SHORT EXERCISE:
Quote exactly the lines from the line containing "Rebuild this diagram" to the line containing "(leg2) at (96,100)", both lines included, please, and nothing more.

-- Start --

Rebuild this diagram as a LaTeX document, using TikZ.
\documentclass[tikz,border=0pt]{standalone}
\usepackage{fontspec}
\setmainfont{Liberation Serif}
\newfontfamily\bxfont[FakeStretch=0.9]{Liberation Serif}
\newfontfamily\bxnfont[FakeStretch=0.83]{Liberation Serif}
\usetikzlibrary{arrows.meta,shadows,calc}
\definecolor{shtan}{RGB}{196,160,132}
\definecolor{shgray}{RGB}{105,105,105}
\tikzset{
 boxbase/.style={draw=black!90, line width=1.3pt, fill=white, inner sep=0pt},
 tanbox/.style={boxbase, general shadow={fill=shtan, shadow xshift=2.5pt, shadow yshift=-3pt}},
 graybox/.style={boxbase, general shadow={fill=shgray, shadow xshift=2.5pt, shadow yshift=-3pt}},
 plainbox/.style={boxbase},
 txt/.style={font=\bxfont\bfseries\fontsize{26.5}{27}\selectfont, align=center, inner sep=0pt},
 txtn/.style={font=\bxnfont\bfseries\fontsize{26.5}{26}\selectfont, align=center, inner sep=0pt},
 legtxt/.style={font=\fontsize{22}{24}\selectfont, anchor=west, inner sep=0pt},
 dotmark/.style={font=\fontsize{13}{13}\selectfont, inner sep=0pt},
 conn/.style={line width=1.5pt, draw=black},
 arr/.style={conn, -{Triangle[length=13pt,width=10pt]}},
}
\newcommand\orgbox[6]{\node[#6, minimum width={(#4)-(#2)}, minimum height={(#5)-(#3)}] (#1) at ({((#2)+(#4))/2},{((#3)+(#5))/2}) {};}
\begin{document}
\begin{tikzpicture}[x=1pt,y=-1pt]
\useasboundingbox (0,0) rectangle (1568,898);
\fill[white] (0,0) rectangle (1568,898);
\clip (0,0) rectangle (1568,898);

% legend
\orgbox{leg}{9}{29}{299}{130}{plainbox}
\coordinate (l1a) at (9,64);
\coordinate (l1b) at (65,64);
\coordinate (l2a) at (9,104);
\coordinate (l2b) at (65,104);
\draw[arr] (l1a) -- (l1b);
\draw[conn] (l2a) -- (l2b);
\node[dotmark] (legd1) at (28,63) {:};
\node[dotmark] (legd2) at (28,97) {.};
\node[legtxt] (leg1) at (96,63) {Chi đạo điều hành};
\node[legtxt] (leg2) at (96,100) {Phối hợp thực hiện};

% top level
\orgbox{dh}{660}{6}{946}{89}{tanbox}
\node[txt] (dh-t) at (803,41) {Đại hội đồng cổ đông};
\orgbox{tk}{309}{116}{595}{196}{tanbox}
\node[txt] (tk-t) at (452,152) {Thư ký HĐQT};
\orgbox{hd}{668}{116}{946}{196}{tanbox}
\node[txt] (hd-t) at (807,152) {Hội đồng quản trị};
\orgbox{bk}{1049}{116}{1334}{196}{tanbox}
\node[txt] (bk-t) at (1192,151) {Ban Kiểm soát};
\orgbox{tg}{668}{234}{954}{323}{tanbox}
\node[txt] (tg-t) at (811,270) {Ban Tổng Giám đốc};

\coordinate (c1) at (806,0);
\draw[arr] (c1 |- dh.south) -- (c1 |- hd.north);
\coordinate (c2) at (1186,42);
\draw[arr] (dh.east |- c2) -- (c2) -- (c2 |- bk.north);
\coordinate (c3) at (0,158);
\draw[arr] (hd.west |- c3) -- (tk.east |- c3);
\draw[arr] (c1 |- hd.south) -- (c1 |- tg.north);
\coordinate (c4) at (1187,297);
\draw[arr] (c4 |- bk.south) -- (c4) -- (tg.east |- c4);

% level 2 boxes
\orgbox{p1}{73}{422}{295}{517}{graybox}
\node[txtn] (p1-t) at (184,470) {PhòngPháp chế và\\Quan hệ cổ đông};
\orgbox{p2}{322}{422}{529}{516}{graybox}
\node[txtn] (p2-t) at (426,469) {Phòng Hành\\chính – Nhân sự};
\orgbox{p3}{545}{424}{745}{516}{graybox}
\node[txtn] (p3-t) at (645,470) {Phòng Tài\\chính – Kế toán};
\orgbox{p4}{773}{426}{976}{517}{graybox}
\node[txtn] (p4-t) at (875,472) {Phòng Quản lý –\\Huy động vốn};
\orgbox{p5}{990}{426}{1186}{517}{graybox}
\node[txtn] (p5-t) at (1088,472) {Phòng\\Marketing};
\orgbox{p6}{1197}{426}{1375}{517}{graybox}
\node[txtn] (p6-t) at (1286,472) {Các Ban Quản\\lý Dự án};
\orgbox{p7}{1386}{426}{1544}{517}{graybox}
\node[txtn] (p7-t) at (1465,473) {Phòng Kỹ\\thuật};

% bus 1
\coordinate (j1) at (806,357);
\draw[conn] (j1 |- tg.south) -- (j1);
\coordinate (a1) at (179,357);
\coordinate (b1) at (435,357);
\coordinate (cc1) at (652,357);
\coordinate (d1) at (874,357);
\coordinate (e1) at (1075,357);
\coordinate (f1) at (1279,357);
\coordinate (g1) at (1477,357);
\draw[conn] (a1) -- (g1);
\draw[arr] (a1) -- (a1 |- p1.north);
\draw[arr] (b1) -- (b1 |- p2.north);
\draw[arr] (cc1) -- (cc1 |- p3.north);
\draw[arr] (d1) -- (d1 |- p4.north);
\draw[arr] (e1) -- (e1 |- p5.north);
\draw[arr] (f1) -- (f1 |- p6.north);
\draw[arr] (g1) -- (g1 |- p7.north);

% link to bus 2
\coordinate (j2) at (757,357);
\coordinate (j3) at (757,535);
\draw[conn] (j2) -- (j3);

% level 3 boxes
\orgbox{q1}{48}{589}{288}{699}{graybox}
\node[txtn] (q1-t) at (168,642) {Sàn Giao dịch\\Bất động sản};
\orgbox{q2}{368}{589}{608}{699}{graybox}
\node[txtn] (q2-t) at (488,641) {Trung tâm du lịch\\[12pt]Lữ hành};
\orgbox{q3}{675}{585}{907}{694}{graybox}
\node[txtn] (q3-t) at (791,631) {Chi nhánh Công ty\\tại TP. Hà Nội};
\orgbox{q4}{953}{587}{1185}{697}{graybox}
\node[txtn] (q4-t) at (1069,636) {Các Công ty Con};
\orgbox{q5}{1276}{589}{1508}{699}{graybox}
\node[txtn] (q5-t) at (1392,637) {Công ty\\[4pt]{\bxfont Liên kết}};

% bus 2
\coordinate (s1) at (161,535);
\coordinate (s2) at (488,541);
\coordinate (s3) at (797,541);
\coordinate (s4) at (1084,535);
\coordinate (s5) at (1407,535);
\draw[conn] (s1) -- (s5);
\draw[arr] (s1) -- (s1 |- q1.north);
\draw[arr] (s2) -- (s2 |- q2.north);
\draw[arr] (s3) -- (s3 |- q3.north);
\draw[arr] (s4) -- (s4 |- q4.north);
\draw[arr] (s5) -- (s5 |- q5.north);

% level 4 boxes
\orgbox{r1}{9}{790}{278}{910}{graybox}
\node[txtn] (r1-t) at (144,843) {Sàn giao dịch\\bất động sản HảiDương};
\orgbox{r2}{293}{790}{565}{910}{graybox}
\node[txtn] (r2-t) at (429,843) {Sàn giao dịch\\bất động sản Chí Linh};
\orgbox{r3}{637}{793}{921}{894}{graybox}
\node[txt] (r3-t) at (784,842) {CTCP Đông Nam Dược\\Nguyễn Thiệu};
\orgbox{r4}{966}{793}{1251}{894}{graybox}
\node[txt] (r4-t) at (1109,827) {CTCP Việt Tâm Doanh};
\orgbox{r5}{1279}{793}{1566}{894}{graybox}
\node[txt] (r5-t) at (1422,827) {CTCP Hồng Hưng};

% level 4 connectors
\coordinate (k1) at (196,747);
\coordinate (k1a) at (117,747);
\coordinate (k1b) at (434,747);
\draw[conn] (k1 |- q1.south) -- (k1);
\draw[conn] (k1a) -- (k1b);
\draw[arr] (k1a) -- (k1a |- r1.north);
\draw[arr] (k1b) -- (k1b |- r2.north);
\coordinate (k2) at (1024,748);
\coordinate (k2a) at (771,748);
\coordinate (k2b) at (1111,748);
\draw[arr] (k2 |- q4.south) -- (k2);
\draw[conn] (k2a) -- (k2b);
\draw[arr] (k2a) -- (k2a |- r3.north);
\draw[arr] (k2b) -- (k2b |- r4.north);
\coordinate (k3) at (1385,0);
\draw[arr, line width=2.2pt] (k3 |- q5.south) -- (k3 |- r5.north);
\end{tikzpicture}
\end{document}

-- End --
-- Start --

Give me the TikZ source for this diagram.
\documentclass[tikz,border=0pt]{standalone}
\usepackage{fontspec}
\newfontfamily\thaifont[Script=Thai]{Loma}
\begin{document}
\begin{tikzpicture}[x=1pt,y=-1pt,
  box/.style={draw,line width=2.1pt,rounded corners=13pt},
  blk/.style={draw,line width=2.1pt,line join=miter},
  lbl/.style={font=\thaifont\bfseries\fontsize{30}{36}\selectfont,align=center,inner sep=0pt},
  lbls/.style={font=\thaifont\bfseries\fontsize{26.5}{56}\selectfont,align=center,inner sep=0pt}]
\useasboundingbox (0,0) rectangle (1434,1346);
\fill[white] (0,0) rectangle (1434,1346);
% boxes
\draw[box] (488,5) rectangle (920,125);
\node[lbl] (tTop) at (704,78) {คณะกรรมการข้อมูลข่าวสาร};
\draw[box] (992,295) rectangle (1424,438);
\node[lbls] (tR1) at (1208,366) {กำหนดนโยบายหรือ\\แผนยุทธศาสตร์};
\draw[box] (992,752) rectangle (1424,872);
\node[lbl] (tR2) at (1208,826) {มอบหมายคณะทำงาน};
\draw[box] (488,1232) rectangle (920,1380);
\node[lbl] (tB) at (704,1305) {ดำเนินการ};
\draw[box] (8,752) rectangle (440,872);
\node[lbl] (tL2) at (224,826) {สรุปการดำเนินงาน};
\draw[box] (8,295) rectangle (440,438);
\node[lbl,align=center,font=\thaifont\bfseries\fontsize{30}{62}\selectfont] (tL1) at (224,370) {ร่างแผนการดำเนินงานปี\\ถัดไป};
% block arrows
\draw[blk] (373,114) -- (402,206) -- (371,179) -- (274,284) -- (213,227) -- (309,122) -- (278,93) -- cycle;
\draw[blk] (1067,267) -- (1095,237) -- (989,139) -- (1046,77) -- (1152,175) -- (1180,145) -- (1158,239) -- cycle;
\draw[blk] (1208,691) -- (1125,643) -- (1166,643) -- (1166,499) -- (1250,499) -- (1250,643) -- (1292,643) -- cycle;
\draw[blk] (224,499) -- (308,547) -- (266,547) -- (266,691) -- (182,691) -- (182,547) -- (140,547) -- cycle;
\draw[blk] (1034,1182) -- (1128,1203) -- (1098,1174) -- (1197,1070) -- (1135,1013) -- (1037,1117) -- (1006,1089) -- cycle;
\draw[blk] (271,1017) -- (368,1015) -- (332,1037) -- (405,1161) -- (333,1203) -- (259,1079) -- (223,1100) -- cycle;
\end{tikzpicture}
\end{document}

-- End --

RESPONSE TO THE EXERCISE:
Rebuild this diagram as a LaTeX document, using TikZ.
\documentclass[tikz,border=0pt]{standalone}
\usepackage{fontspec}
\setmainfont{Liberation Serif}
\newfontfamily\bxfont[FakeStretch=0.9]{Liberation Serif}
\newfontfamily\bxnfont[FakeStretch=0.83]{Liberation Serif}
\usetikzlibrary{arrows.meta,shadows,calc}
\definecolor{shtan}{RGB}{196,160,132}
\definecolor{shgray}{RGB}{105,105,105}
\tikzset{
 boxbase/.style={draw=black!90, line width=1.3pt, fill=white, inner sep=0pt},
 tanbox/.style={boxbase, general shadow={fill=shtan, shadow xshift=2.5pt, shadow yshift=-3pt}},
 graybox/.style={boxbase, general shadow={fill=shgray, shadow xshift=2.5pt, shadow yshift=-3pt}},
 plainbox/.style={boxbase},
 txt/.style={font=\bxfont\bfseries\fontsize{26.5}{27}\selectfont, align=center, inner sep=0pt},
 txtn/.style={font=\bxnfont\bfseries\fontsize{26.5}{26}\selectfont, align=center, inner sep=0pt},
 legtxt/.style={font=\fontsize{22}{24}\selectfont, anchor=west, inner sep=0pt},
 dotmark/.style={font=\fontsize{13}{13}\selectfont, inner sep=0pt},
 conn/.style={line width=1.5pt, draw=black},
 arr/.style={conn, -{Triangle[length=13pt,width=10pt]}},
}
\newcommand\orgbox[6]{\node[#6, minimum width={(#4)-(#2)}, minimum height={(#5)-(#3)}] (#1) at ({((#2)+(#4))/2},{((#3)+(#5))/2}) {};}
\begin{document}
\begin{tikzpicture}[x=1pt,y=-1pt]
\useasboundingbox (0,0) rectangle (1568,898);
\fill[white] (0,0) rectangle (1568,898);
\clip (0,0) rectangle (1568,898);

% legend
\orgbox{leg}{9}{29}{299}{130}{plainbox}
\coordinate (l1a) at (9,64);
\coordinate (l1b) at (65,64);
\coordinate (l2a) at (9,104);
\coordinate (l2b) at (65,104);
\draw[arr] (l1a) -- (l1b);
\draw[conn] (l2a) -- (l2b);
\node[dotmark] (legd1) at (28,63) {:};
\node[dotmark] (legd2) at (28,97) {.};
\node[legtxt] (leg1) at (96,63) {Chi đạo điều hành};
\node[legtxt] (leg2) at (96,100) {Phối hợp thực hiện};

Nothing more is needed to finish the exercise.